▶ PROBLEM REQUIREMENTS: Up to and including the line containing "const diameters = d3.range(41).map(i", please reproduce the lines of the listing below, starting from the top.

▶ PROVIDED DATA:
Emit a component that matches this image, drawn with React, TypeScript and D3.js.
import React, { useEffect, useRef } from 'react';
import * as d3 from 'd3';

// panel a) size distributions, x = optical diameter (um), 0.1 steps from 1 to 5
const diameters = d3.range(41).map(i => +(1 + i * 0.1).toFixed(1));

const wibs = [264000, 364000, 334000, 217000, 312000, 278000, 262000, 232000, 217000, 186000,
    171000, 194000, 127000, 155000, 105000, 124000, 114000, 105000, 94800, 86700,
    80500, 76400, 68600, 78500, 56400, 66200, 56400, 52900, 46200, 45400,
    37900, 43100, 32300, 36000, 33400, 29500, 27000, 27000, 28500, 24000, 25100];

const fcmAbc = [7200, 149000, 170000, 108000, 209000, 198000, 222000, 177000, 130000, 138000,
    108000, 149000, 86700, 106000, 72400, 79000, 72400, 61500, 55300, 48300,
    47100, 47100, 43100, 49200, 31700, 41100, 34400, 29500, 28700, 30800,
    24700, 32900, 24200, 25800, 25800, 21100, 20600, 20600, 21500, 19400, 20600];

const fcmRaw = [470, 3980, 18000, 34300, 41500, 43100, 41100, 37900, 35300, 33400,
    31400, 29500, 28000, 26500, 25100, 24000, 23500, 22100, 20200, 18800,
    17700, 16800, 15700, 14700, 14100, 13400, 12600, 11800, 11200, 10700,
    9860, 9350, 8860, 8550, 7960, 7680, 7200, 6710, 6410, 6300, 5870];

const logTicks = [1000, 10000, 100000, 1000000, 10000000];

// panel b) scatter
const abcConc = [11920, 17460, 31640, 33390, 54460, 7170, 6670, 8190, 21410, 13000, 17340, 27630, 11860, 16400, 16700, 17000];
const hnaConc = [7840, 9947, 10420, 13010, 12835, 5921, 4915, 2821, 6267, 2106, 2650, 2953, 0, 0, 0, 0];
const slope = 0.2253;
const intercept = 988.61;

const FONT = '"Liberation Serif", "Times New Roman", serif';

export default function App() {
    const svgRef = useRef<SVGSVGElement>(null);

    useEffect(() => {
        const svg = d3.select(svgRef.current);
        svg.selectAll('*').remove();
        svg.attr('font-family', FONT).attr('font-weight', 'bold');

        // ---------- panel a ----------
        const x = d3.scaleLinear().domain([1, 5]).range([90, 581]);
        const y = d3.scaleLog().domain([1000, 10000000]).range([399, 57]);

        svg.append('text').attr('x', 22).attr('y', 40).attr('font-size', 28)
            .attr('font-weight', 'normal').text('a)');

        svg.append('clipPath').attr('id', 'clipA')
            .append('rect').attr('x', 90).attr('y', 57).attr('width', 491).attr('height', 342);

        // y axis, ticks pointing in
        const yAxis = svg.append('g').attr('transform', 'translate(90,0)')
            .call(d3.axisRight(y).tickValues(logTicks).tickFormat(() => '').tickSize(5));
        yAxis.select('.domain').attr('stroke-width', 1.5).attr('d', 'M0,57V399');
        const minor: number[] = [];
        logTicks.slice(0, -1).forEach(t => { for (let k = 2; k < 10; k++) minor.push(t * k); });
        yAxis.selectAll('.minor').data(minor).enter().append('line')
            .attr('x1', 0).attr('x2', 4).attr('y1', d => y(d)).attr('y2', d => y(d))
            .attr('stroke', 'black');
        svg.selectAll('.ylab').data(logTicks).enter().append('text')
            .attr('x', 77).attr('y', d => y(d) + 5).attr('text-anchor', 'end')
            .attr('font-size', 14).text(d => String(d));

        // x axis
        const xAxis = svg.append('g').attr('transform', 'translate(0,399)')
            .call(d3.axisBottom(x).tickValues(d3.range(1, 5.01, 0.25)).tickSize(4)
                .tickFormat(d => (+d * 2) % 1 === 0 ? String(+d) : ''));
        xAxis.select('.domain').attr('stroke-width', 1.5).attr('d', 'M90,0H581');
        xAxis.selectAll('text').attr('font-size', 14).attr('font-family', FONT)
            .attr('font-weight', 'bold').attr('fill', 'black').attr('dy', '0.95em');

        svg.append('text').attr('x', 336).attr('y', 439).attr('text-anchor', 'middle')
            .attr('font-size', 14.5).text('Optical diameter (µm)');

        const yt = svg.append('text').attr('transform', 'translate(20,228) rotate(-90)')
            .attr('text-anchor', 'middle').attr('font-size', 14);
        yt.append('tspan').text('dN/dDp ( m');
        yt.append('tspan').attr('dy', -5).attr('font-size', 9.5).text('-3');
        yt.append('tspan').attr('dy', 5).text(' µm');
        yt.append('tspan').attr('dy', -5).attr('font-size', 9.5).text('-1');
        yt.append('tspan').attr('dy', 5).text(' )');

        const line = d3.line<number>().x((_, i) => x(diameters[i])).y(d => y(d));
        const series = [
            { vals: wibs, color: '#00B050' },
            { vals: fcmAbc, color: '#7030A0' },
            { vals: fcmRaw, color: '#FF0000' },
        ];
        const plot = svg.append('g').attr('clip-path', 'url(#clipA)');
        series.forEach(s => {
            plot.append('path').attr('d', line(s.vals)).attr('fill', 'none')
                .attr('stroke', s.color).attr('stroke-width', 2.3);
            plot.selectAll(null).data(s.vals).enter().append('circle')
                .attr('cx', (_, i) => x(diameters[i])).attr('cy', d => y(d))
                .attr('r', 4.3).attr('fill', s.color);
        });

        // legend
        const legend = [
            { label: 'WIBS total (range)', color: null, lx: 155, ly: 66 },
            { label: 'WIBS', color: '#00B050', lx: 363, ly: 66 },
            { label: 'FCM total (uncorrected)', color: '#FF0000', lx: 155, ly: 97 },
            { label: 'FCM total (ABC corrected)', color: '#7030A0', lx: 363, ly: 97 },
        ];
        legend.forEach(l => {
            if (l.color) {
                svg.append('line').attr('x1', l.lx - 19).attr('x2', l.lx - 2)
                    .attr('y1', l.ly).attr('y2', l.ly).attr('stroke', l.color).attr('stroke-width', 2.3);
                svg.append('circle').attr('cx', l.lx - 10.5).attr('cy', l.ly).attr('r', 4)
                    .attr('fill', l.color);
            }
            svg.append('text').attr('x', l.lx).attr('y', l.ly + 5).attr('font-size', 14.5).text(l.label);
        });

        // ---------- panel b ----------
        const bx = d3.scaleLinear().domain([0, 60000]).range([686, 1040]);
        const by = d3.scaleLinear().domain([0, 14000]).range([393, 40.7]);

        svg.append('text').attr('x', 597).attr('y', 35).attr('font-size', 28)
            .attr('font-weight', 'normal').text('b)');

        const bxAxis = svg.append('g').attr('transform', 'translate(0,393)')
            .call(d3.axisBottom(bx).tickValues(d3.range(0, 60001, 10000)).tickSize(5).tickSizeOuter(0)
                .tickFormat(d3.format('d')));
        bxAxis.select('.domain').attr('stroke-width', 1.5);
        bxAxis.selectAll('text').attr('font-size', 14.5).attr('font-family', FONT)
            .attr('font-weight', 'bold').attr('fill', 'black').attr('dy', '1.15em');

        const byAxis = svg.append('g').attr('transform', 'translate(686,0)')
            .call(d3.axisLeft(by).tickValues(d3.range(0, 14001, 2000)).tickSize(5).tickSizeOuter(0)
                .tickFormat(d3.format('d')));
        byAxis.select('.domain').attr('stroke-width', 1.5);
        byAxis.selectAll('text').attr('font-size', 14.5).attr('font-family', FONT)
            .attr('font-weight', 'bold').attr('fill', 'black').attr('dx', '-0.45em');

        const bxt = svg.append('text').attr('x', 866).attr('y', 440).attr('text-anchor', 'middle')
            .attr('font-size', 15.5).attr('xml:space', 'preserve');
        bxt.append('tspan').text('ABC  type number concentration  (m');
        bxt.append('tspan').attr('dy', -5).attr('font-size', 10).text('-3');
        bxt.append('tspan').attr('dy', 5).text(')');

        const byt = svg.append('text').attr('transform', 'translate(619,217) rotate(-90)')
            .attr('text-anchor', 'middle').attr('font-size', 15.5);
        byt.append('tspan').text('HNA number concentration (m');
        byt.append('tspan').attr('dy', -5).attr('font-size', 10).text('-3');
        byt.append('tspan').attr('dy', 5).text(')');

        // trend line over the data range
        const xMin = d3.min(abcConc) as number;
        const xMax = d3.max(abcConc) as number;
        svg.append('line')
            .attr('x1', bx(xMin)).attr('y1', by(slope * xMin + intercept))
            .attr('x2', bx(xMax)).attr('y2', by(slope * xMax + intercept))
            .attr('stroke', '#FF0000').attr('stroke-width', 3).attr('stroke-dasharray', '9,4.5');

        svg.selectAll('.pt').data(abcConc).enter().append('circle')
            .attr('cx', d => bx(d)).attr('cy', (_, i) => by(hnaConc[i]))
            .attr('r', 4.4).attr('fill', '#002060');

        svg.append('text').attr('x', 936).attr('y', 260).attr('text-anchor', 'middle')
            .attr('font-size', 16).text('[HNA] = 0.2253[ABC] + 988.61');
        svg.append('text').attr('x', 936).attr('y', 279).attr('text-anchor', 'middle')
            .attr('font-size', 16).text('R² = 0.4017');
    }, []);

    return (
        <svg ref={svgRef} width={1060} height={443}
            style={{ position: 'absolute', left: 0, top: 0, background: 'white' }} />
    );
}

▶ ANSWER TO THIS EXERCISE:
Emit a component that matches this image, drawn with React, TypeScript and D3.js.
import React, { useEffect, useRef } from 'react';
import * as d3 from 'd3';

// panel a) size distributions, x = optical diameter (um), 0.1 steps from 1 to 5
const diameters = d3.range(41).map(i => +(1 + i * 0.1).toFixed(1));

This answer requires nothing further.